Written request:
Print exactly the lines from the first one down to the line that contains "const errData = blackSpeeds.map((x, i)", both included, and skip the pictures.

### Data shown ###

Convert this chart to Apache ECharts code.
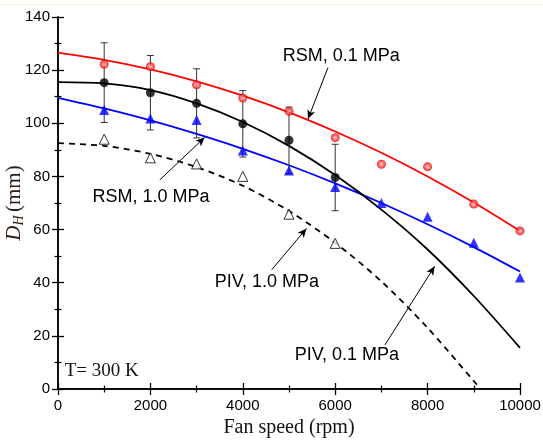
<!DOCTYPE html>
<html><head><meta charset="utf-8">
<script src="https://cdn.jsdelivr.net/npm/echarts@6/dist/echarts.min.js"></script>
<style>html,body{margin:0;padding:0;background:#fff}#c{width:543px;height:440px}</style>
</head><body><div id="c"></div>
<script>
// ---- data ----
const speeds = [1000, 2000, 3000, 4000, 5000, 6000, 7000, 8000, 9000, 10000];
const redPoints = [122.2, 121.3, 114.5, 109.5, 104.5, 94.6, 84.6, 83.6, 69.6, 59.5];
const blackSpeeds = [1000, 2000, 3000, 4000, 5000, 6000];
const blackPoints = [115.3, 111.5, 107.5, 99.8, 93.6, 79.6];
const blackErr = [15, 14, 13, 12.5, 12.5, 12.5];
const bluePoints = [105, 101.8, 101.2, 89.8, 82.2, 76, 70, 64.8, 55, 42];
const openSpeeds = [1000, 2000, 3000, 4000, 5000, 6000];
const openPoints = [94, 87, 84.7, 80, 65.8, 54.8];
// fitted curves
const curveX = [0, 1000, 2000, 3000, 4000, 5000, 6000, 7000, 8000, 9000, 10000];
const redCurve = [126.6, 123.9, 120.3, 115.8, 110.4, 104.1, 96.9, 88.9, 80, 70.2, 59.5];
const blackCurve = [115.5, 115, 112.5, 107.5, 100.5, 91.5, 80.5, 67.5, 52.5, 35, 15.5];
const blueCurve = [109.6, 105.6, 101.1, 96, 90.4, 84.2, 77.4, 70, 62, 53.4, 44.2];
const dashX = [0, 1000, 2000, 3000, 4000, 5000, 6000, 7000, 8000, 9000, 9150];
const dashCurve = [92.5, 91.5, 88.5, 83.5, 76.5, 67, 55, 40.5, 23, 3, 0];
// annotations: [text, x, y] (data coords of text left/center) and arrows [from, to]
const annTexts = [
  ['RSM, 0.1 MPa', 4864, 125.3],
  ['RSM, 1.0 MPa', 745, 72.2],
  ['PIV, 1.0 MPa', 3392, 40.2],
  ['PIV, 0.1 MPa', 5123, 12.9]
];
const annArrows = [
  [[5844, 121], [5411, 101.6]],
  [[2203, 78.7], [3175, 94.7]],
  [[4626, 44.9], [5379, 60.4]],
  [[7078, 16.6], [8153, 46.2]]
];
const tempLabel = ['T= 300 K', 145, 6.9];

const zip = (xs, ys) => xs.map((x, i) => [x, ys[i]]);
const errData = blackSpeeds.map((x, i) => [x, blackPoints[i] - blackErr[i], blackPoints[i] + blackErr[i]]);

const chart = echarts.init(document.getElementById('c'), null, {renderer: 'canvas'});
const axisCommon = {
  axisLine: {lineStyle: {color: '#000', width: 1.5}},
  axisTick: {inside: true, length: 6, lineStyle: {color: '#000', width: 1.3}},
  minorTick: {show: true, splitNumber: 2, length: 3.5, lineStyle: {color: '#000', width: 1.2}},
  splitLine: {show: false}
};
const labelFont = {fontFamily: 'Liberation Sans, Arial', fontSize: 15, color: '#000'};
const curveCommon = {smooth: 0.3, symbol: 'none', z: 2};

const option = {
  animation: false,
  backgroundColor: '#fff',
  grid: {left: 58, right: 23, top: 17, bottom: 51, containLabel: false, outerBoundsMode: 'none'},
  xAxis: [
    Object.assign({type: 'value', min: 0, max: 10000, interval: 2000, position: 'bottom',
      name: 'Fan speed (rpm)', nameLocation: 'middle', nameGap: 25,
      nameTextStyle: {fontFamily: 'Liberation Serif, Times New Roman', fontSize: 20, color: '#111'},
      axisLabel: Object.assign({margin: 9, formatter: v => String(v)}, labelFont)}, axisCommon),
    Object.assign({type: 'value', min: 0, max: 10000, interval: 2000, position: 'top',
      axisLabel: {show: false}}, axisCommon)
  ],
  yAxis: [
    Object.assign({type: 'value', min: 0, max: 140, interval: 20, position: 'left',
      axisLabel: Object.assign({margin: 8, formatter: v => String(v)}, labelFont)}, axisCommon),
    Object.assign({type: 'value', min: 0, max: 140, interval: 20, position: 'right',
      axisLabel: {show: false}}, axisCommon)
  ],
  series: [
    Object.assign({type: 'line', name: 'RSM, 0.1 MPa', data: zip(curveX, redCurve),
      lineStyle: {color: '#ff0000', width: 1.8},
      markLine: {silent: true, symbol: ['none', 'arrow'], symbolSize: [6, 9],
        lineStyle: {color: '#000', width: 1, type: 'solid'}, label: {show: false},
        data: annArrows.map(a => [{coord: a[0]}, {coord: a[1]}])}}, curveCommon),
    Object.assign({type: 'line', name: 'RSM, 1.0 MPa', data: zip(curveX, blueCurve),
      lineStyle: {color: '#0000ff', width: 1.8}}, curveCommon),
    Object.assign({type: 'line', name: 'PIV, 0.1 MPa', data: zip(curveX, blackCurve),
      lineStyle: {color: '#000', width: 1.8}}, curveCommon),
    Object.assign({type: 'line', name: 'PIV, 1.0 MPa', data: zip(dashX, dashCurve),
      lineStyle: {color: '#000', width: 1.8, type: [6, 5]}}, curveCommon),
    {type: 'custom', name: 'error', data: errData, z: 3,
      renderItem: (params, api) => {
        const x = api.value(0);
        const lo = api.coord([x, api.value(1)]);
        const hi = api.coord([x, api.value(2)]);
        const w = 3.5;
        const st = {stroke: '#333', lineWidth: 1};
        return {type: 'group', children: [
          {type: 'line', shape: {x1: hi[0], y1: hi[1], x2: lo[0], y2: lo[1]}, style: st},
          {type: 'line', shape: {x1: hi[0] - w, y1: hi[1], x2: hi[0] + w, y2: hi[1]}, style: st},
          {type: 'line', shape: {x1: lo[0] - w, y1: lo[1], x2: lo[0] + w, y2: lo[1]}, style: st}
        ]};
      }},
    {type: 'scatter', name: 'red pts', data: zip(speeds, redPoints), symbol: 'circle', symbolSize: 9, z: 4,
      itemStyle: {color: new echarts.graphic.RadialGradient(0.5, 0.5, 0.5, [
        {offset: 0, color: '#ffc8c8'}, {offset: 0.45, color: '#ff6060'}, {offset: 1, color: '#e00000'}])}},
    {type: 'scatter', name: 'black pts', data: zip(blackSpeeds, blackPoints), symbol: 'circle', symbolSize: 9, z: 4,
      itemStyle: {color: '#000'}},
    {type: 'scatter', name: 'blue pts', data: zip(speeds, bluePoints), symbol: 'triangle', symbolSize: 10, z: 4,
      itemStyle: {color: '#0000ff'}},
    {type: 'scatter', name: 'open pts', data: zip(openSpeeds, openPoints), symbol: 'triangle', symbolSize: 10, z: 4,
      itemStyle: {color: '#fff', borderColor: '#000', borderWidth: 1}}
  ]
};
chart.setOption(option);

function place() {
  const g = [{type: 'rect', shape: {x: 0, y: 4, width: 543, height: 1}, style: {fill: '#fbf3c4'}, silent: true}];
  annTexts.forEach(t => {
    const p = chart.convertToPixel({gridIndex: 0}, [t[1], t[2]]);
    g.push({type: 'text', x: p[0], y: p[1], silent: true, z: 10,
      style: {text: t[0], fill: '#000', font: '18px "Liberation Sans", Arial', verticalAlign: 'middle'}});
  });
  const tp = chart.convertToPixel({gridIndex: 0}, [tempLabel[1], tempLabel[2]]);
  g.push({type: 'text', x: tp[0], y: tp[1], silent: true, z: 10,
    style: {text: tempLabel[0], fill: '#111', font: '19px "Liberation Serif", "Times New Roman"', verticalAlign: 'middle'}});
  // y-axis title, centred on the axis middle
  const mid = chart.convertToPixel({gridIndex: 0}, [0, 70]);
  g.push({type: 'text', x: mid[0] - 44, y: mid[1], rotation: Math.PI / 2, silent: true, z: 10,
    style: {text: '{d|D}{h|H} {m|(mm)}', align: 'center', verticalAlign: 'middle',
      rich: {
        d: {fontFamily: 'Liberation Serif', fontStyle: 'italic', fontSize: 21, fill: '#2a1a10'},
        h: {fontFamily: 'Liberation Serif', fontStyle: 'italic', fontSize: 14, fill: '#2a1a10', padding: [10, 0, 0, 0]},
        m: {fontFamily: 'Liberation Serif', fontSize: 21, fill: '#2a1a10'}
      }}});
  chart.setOption({graphic: g});
}
place();
</script>
</body></html>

###

Full solution:
Convert this chart to Apache ECharts code.
<!DOCTYPE html>
<html><head><meta charset="utf-8">
<script src="https://cdn.jsdelivr.net/npm/echarts@6/dist/echarts.min.js"></script>
<style>html,body{margin:0;padding:0;background:#fff}#c{width:543px;height:440px}</style>
</head><body><div id="c"></div>
<script>
// ---- data ----
const speeds = [1000, 2000, 3000, 4000, 5000, 6000, 7000, 8000, 9000, 10000];
const redPoints = [122.2, 121.3, 114.5, 109.5, 104.5, 94.6, 84.6, 83.6, 69.6, 59.5];
const blackSpeeds = [1000, 2000, 3000, 4000, 5000, 6000];
const blackPoints = [115.3, 111.5, 107.5, 99.8, 93.6, 79.6];
const blackErr = [15, 14, 13, 12.5, 12.5, 12.5];
const bluePoints = [105, 101.8, 101.2, 89.8, 82.2, 76, 70, 64.8, 55, 42];
const openSpeeds = [1000, 2000, 3000, 4000, 5000, 6000];
const openPoints = [94, 87, 84.7, 80, 65.8, 54.8];
// fitted curves
const curveX = [0, 1000, 2000, 3000, 4000, 5000, 6000, 7000, 8000, 9000, 10000];
const redCurve = [126.6, 123.9, 120.3, 115.8, 110.4, 104.1, 96.9, 88.9, 80, 70.2, 59.5];
const blackCurve = [115.5, 115, 112.5, 107.5, 100.5, 91.5, 80.5, 67.5, 52.5, 35, 15.5];
const blueCurve = [109.6, 105.6, 101.1, 96, 90.4, 84.2, 77.4, 70, 62, 53.4, 44.2];
const dashX = [0, 1000, 2000, 3000, 4000, 5000, 6000, 7000, 8000, 9000, 9150];
const dashCurve = [92.5, 91.5, 88.5, 83.5, 76.5, 67, 55, 40.5, 23, 3, 0];
// annotations: [text, x, y] (data coords of text left/center) and arrows [from, to]
const annTexts = [
  ['RSM, 0.1 MPa', 4864, 125.3],
  ['RSM, 1.0 MPa', 745, 72.2],
  ['PIV, 1.0 MPa', 3392, 40.2],
  ['PIV, 0.1 MPa', 5123, 12.9]
];
const annArrows = [
  [[5844, 121], [5411, 101.6]],
  [[2203, 78.7], [3175, 94.7]],
  [[4626, 44.9], [5379, 60.4]],
  [[7078, 16.6], [8153, 46.2]]
];
const tempLabel = ['T= 300 K', 145, 6.9];

const zip = (xs, ys) => xs.map((x, i) => [x, ys[i]]);
const errData = blackSpeeds.map((x, i) => [x, blackPoints[i] - blackErr[i], blackPoints[i] + blackErr[i]]);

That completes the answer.